The topic today is "Electrocution" or "What Can Happen When a Crane Boom Hits an Energized Power Line".

Most of you who have spent time in heavy construction know of someone who has been killed or severely shocked or burned by such an accident. The cause is generally poor judgment or forgetfulness.

When a job is being planned, power lines should be located and the voltages determined. Provisions should be made to eliminate the danger by having the current shut off or to minimize the danger by setting up safe procedures. Make sure you know if the current is shut off and that you understand the established safe pro­cedures when working around power lines.

A TYPICAL CASE

Forgetfulness is bad enough. But poor judgment is even worse, as illustrated by the following example: A change of work area made it necessary to position a crane under a power line. With the boom in the air, the crane was rolled forward and then stopped. Supposedly, it was far enough away from the line to allow the boom to be lowered without hitting the wires. But the boom didn't clear.

WHO WAS AT FAULT?

Who was guilty of poor judgment? The whole crew, which includes the operator and the men who guided the movement and gave the signals.

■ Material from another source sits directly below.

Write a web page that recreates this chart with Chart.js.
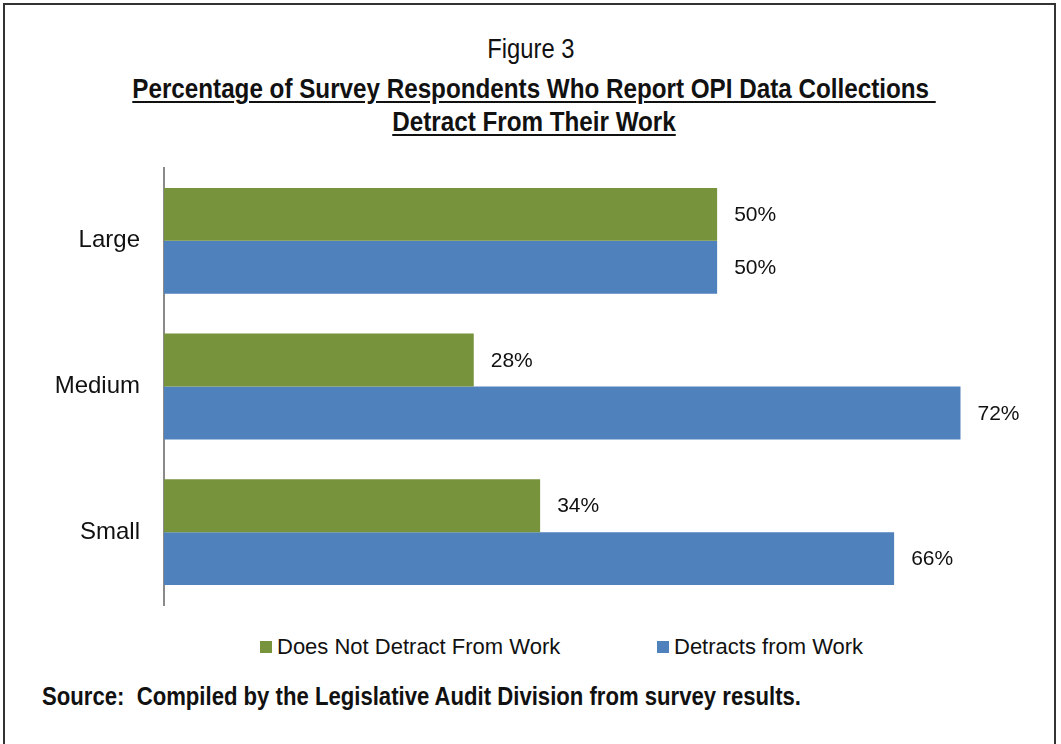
<!DOCTYPE html>
<html>
<head>
<meta charset="utf-8">
<script src="https://cdn.jsdelivr.net/npm/chart.js@4.4.1/dist/chart.umd.min.js"></script>
<style>
  html, body { margin: 0; padding: 0; background: #fff; overflow: hidden; }
  body { width: 1061px; height: 744px; position: relative; font-family: 'Liberation Sans', Arial, sans-serif; }
  .frame { position: absolute; left: 3px; top: 3px; width: 1053px; height: 760px; border: 2px solid #333; box-sizing: border-box; }
  .fig { position: absolute; left: 0; width: 1061px; top: 34px; text-align: center; font-size: 27px; color: #111; line-height: 30px;
         transform: scaleX(0.88); transform-origin: 534px 0; }
  .ttl { position: absolute; left: 0; width: 1068px; top: 72px; text-align: center; font-weight: bold; font-size: 28px;
         color: #111; line-height: 33px; text-decoration: underline; text-underline-offset: 3px;
         transform: scaleX(0.865); transform-origin: 534px 0; }
  .chart-box { position: absolute; left: 0; top: 150px; width: 1061px; height: 470px; }
  .legend { position: absolute; top: 633px; left: 0; width: 1061px; height: 30px; }
  .legend .item { position: absolute; top: 0; display: flex; align-items: center; font-size: 22px; color: #111; line-height: 28px; white-space: nowrap; }
  .legend .box { width: 12px; height: 12px; margin-right: 5px; }
  .source { position: absolute; left: 42px; top: 682px; font-weight: bold; font-size: 25px; color: #111; white-space: pre;
            transform: scaleX(0.885); transform-origin: 0 0; }
</style>
</head>
<body>
<div class="frame"></div>
<div class="fig">Figure 3</div>
<div class="ttl">Percentage of Survey Respondents Who Report OPI Data Collections&nbsp;<br>Detract From Their Work</div>
<div class="chart-box"><canvas id="grafica" width="1061" height="470"></canvas></div>
<div class="legend" id="leyenda"></div>
<div class="source">Source:  Compiled by the Legislative Audit Division from survey results.</div>

<script>
/* ---------- datos ---------- */
const categorias = ['Large', 'Medium', 'Small'];
const noDetrae = [50, 28, 34];
const detrae = [50, 72, 66];
const nombresSeries = ['Does Not Detract From Work', 'Detracts from Work'];
const coloresSeries = ['#77933C', '#4F81BD'];

/* ---------- etiquetas de valor al final de cada barra ---------- */
const etiquetasValor = {
  id: 'etiquetasValor',
  afterDatasetsDraw(chart) {
    const ctx = chart.ctx;
    ctx.save();
    ctx.font = '21px "Liberation Sans", Arial, sans-serif';
    ctx.fillStyle = '#111';
    ctx.textAlign = 'left';
    ctx.textBaseline = 'middle';
    chart.data.datasets.forEach((ds, i) => {
      chart.getDatasetMeta(i).data.forEach((bar, j) => {
        ctx.fillText(ds.data[j] + '%', bar.x + 17, bar.y + 1);
      });
    });
    ctx.restore();
  }
};

const chart = new Chart(document.getElementById('grafica'), {
  type: 'bar',
  data: {
    labels: categorias,
    datasets: [
      { label: nombresSeries[0], data: noDetrae, backgroundColor: coloresSeries[0] },
      { label: nombresSeries[1], data: detrae, backgroundColor: coloresSeries[1] },
    ],
  },
  options: {
    indexAxis: 'y',
    responsive: false,
    animation: false,
    categoryPercentage: 0.727,
    barPercentage: 1.0,
    layout: { padding: { top: 18, bottom: 15, left: 0, right: 12 } },
    plugins: {
      legend: { display: false },
      tooltip: { enabled: false },
    },
    scales: {
      x: { display: false, min: 0, max: 80 },
      y: {
        grid: { display: false, drawTicks: false },
        border: { display: true, color: '#8a8a8a', width: 2 },
        ticks: { color: '#111', padding: 24, font: { size: 24, family: '"Liberation Sans", Arial, sans-serif' } },
        afterFit(axis) {
          axis.width = 164;
          axis.paddingTop = 0;
          axis.paddingBottom = 0;
        },
      },
    },
  },
  plugins: [etiquetasValor],
});

/* ---------- leyenda ---------- */
const leyenda = document.getElementById('leyenda');
const posLeyenda = [260, 657];
chart.data.datasets.forEach((ds, i) => {
  const item = document.createElement('div');
  item.className = 'item';
  item.style.left = posLeyenda[i] + 'px';
  item.innerHTML = `<span class="box" style="background:${ds.backgroundColor}"></span><span>${ds.label}</span>`;
  leyenda.appendChild(item);
});
</script>
</body>
</html>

What should the men have done? Obviously, they should have stopped the crane farther back. They also should have kept a close watch on the block as the boom was being lowered, and signaled the operator to stop when it became evident that the boom was going to hit the power line. Had they done so, the crane could have backed off and completed the lowering without a mishap.

But what about the operator? He knew the length of the boom and the arc it made when being raised or lowered. He should have allowed enough distance to provide clearance, regardless of the ground men's lack of judgment.

All crew members share the responsibility for preventing accidents in situations such as the one described. All must be alert at all times; first to protect themselves, and second, to protect the other person. If someone appears to be forgetful or inattentive, wake that individual up.

WORTH REPEATING

When you're working close to a power line, use good judgment. Keep boom, cable block and tag line a minimum of ten feet away. Even greater clearance may be required, depending on voltage and work conditions. Remember, the current will jump from the power line to the boom or cable without contact being made.